• **Data for this task**:
────

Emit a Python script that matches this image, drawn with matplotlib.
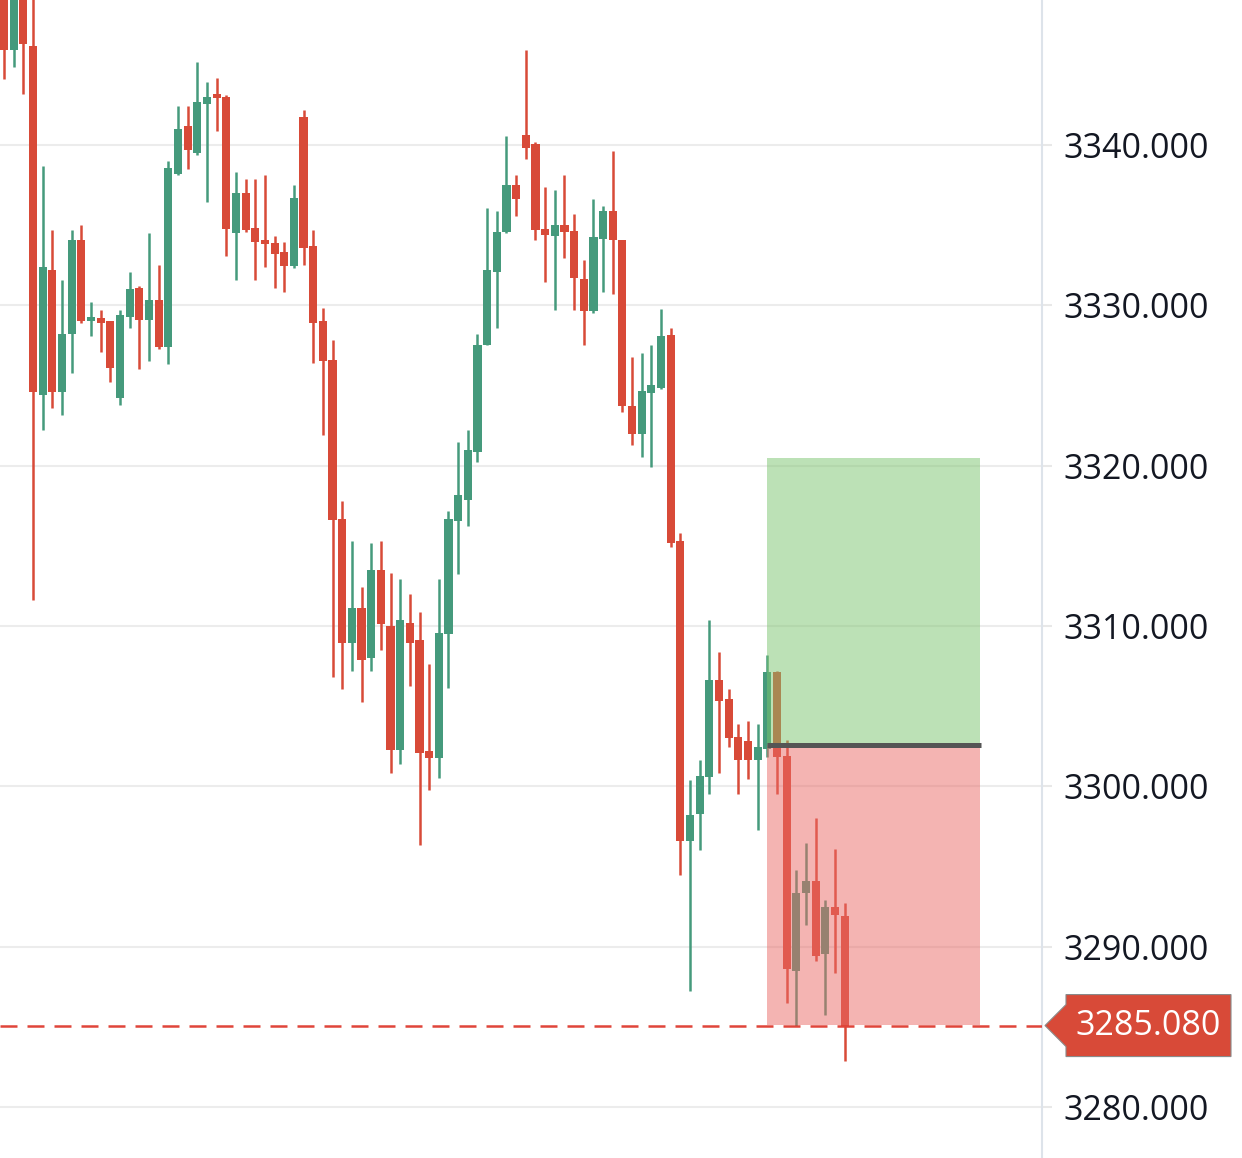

────

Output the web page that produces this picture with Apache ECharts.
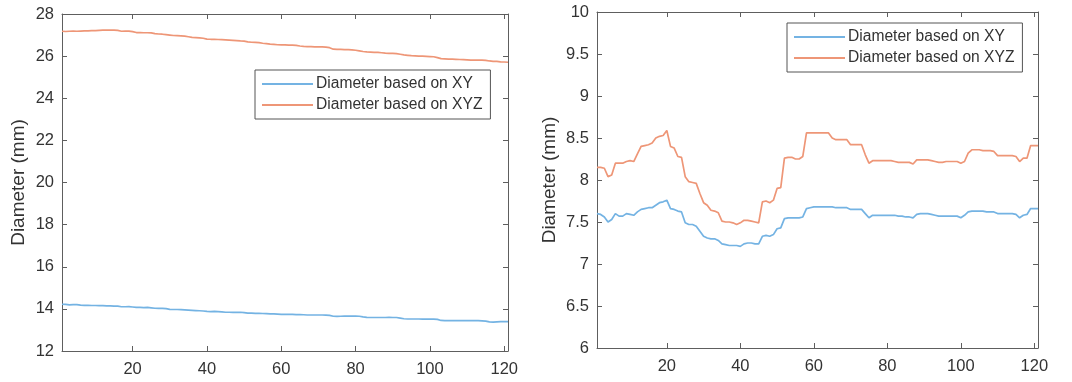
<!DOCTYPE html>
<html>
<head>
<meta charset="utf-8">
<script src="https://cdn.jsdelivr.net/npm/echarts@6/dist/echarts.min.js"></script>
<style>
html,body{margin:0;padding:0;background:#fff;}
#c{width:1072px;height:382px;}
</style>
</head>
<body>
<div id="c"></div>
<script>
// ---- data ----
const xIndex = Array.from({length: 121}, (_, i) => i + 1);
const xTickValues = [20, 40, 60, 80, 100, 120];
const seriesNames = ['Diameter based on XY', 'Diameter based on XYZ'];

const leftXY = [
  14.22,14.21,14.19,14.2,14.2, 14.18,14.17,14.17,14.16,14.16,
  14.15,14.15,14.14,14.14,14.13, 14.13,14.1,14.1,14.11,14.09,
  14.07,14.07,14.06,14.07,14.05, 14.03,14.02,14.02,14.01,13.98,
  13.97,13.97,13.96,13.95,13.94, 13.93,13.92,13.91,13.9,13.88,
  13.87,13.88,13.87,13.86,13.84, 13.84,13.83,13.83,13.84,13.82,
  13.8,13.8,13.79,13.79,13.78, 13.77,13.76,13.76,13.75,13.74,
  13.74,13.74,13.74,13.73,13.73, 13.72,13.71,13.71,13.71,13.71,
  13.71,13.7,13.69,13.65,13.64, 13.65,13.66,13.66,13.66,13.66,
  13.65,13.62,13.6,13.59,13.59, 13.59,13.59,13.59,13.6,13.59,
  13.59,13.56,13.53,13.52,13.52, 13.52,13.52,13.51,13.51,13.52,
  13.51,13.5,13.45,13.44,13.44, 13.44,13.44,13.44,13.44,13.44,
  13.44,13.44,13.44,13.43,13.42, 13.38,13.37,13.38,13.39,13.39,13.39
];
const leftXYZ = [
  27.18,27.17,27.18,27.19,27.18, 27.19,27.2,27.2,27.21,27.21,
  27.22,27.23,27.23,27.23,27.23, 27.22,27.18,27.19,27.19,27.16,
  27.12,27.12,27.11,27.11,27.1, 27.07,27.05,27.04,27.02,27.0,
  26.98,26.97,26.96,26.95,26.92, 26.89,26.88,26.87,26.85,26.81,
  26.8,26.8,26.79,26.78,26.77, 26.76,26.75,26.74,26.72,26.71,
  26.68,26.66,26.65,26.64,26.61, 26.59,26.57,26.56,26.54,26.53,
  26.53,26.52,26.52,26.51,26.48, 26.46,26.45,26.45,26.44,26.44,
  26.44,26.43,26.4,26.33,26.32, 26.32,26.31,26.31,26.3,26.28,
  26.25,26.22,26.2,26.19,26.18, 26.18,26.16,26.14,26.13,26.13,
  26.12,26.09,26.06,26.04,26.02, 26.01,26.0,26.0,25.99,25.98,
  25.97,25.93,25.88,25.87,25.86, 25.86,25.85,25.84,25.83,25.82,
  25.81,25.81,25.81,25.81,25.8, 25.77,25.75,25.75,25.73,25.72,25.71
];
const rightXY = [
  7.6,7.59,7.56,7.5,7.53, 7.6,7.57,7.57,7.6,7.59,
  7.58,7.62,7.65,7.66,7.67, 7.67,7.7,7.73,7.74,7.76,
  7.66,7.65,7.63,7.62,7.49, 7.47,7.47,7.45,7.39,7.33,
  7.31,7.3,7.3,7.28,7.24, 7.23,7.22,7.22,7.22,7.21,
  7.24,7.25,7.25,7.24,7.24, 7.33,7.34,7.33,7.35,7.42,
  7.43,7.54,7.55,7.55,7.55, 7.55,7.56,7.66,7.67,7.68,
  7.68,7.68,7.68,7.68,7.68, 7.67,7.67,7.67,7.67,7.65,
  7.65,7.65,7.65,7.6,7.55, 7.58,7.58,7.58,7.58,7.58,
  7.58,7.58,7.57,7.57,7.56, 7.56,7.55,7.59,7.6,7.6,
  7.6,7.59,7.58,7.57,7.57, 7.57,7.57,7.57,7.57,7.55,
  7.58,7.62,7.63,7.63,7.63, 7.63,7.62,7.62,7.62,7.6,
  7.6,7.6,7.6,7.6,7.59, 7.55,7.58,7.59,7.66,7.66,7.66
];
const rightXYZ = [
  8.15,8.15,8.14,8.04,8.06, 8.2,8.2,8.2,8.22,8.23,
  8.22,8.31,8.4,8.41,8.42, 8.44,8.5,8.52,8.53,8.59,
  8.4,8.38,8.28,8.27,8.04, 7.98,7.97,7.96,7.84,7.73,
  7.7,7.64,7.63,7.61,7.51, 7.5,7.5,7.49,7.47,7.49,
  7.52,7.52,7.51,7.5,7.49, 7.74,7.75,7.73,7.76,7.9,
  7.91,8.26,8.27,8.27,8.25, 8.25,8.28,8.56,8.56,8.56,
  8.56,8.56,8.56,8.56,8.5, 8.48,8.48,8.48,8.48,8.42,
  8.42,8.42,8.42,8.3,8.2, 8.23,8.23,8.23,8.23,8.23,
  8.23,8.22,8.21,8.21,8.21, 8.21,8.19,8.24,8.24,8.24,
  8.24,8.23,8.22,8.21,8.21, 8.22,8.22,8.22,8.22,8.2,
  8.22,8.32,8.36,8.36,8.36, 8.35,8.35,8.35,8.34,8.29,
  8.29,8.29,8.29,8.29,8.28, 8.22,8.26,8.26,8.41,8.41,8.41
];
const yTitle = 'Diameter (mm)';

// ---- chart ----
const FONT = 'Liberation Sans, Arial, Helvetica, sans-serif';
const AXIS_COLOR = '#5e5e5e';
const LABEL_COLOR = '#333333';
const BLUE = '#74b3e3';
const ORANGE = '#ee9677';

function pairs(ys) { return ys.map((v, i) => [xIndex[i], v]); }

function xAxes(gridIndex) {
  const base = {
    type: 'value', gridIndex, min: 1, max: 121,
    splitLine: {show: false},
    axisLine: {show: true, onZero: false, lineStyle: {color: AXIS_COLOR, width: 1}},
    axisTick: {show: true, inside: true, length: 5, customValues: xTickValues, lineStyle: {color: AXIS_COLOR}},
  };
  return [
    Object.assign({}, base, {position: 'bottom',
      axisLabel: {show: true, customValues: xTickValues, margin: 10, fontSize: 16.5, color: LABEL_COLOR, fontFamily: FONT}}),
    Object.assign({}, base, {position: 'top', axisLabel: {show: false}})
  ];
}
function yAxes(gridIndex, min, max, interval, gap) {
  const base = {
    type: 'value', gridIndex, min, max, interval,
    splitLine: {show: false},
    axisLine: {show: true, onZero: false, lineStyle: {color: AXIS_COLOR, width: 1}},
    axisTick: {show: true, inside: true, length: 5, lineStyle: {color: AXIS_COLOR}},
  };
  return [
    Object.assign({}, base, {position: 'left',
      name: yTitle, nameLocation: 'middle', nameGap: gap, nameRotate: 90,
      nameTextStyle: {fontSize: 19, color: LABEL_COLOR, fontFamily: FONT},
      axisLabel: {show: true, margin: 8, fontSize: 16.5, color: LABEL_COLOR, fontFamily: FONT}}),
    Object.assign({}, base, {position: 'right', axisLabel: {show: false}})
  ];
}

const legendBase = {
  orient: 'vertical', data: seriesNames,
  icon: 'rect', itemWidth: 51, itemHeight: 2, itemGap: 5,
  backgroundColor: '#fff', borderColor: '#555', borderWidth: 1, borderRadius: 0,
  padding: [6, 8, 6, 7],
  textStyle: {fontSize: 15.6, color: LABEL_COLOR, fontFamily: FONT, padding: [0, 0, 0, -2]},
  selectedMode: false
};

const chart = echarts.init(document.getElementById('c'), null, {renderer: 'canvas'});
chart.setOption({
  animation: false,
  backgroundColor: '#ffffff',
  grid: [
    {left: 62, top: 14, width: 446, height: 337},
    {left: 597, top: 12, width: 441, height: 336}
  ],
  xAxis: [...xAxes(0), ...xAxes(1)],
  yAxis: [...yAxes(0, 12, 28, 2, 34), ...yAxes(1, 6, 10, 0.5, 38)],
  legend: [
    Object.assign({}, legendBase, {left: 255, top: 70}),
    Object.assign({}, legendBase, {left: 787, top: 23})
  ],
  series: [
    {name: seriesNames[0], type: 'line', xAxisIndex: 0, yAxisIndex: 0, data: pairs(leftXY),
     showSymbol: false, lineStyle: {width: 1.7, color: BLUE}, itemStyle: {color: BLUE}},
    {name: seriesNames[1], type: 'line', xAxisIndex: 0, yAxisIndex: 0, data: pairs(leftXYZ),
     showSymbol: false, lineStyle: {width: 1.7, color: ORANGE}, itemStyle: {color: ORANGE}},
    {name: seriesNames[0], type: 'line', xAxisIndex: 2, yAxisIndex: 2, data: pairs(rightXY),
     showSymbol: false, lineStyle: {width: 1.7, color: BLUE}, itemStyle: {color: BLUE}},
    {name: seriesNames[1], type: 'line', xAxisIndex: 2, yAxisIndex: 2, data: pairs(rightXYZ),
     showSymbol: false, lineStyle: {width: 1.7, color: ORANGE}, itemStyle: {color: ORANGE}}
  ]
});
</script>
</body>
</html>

────

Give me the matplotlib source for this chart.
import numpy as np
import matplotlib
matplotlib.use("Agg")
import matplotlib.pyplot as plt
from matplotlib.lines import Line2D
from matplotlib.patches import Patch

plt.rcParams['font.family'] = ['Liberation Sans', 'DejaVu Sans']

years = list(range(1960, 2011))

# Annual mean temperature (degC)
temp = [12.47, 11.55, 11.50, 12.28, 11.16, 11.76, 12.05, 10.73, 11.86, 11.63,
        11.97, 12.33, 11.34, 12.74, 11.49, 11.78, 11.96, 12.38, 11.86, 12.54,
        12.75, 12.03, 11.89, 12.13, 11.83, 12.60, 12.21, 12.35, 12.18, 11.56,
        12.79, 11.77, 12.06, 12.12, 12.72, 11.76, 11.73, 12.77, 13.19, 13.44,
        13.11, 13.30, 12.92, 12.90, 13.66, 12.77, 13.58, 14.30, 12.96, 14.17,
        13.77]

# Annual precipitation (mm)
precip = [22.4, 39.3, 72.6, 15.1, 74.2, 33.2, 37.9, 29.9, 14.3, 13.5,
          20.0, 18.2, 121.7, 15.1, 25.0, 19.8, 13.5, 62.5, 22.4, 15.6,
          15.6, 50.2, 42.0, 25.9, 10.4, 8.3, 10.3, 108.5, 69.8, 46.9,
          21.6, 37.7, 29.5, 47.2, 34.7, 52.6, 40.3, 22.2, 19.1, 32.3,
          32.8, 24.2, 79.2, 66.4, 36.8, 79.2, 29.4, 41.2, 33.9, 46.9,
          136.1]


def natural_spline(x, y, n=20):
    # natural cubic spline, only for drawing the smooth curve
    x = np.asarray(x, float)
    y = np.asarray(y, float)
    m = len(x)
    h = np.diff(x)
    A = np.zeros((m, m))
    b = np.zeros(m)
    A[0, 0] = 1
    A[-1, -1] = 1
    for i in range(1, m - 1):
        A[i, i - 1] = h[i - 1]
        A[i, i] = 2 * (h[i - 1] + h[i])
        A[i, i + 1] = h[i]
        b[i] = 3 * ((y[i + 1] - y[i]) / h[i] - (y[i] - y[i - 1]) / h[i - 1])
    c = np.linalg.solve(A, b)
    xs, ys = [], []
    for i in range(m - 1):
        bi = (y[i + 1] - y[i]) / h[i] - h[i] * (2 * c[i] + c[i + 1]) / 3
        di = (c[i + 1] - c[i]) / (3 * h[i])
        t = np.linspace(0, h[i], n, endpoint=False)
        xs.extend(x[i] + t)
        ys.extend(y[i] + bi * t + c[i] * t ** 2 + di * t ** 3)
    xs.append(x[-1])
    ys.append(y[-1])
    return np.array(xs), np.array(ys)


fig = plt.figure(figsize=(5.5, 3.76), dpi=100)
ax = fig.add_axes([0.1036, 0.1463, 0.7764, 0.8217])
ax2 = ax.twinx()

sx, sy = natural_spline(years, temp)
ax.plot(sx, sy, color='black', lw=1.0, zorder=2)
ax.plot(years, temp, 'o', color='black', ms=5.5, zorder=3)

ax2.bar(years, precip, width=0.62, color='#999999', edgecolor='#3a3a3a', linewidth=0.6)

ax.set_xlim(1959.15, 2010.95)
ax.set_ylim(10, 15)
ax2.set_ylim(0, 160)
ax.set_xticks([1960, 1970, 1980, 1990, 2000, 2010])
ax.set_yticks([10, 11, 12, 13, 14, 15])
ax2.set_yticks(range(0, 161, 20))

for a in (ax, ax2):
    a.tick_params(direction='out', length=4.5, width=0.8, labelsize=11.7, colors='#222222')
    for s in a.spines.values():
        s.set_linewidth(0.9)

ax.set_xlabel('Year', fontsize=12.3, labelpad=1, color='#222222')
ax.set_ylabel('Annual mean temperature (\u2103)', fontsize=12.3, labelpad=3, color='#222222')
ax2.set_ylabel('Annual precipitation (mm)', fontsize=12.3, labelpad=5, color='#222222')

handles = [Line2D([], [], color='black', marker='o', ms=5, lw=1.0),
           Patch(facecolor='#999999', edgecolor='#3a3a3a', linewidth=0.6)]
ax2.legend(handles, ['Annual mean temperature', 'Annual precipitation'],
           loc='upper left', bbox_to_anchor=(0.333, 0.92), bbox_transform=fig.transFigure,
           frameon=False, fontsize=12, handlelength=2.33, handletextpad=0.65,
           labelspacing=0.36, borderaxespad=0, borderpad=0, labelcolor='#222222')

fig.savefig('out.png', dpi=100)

────

• **Required work**: Set down nothing but the lines from the one holding "Output the web" through the one holding "const seriesNames = ['Diameter", both included, exactly as they appear; any picture is left out.

• **The solution**:
Output the web page that produces this picture with Apache ECharts.
<!DOCTYPE html>
<html>
<head>
<meta charset="utf-8">
<script src="https://cdn.jsdelivr.net/npm/echarts@6/dist/echarts.min.js"></script>
<style>
html,body{margin:0;padding:0;background:#fff;}
#c{width:1072px;height:382px;}
</style>
</head>
<body>
<div id="c"></div>
<script>
// ---- data ----
const xIndex = Array.from({length: 121}, (_, i) => i + 1);
const xTickValues = [20, 40, 60, 80, 100, 120];
const seriesNames = ['Diameter based on XY', 'Diameter based on XYZ'];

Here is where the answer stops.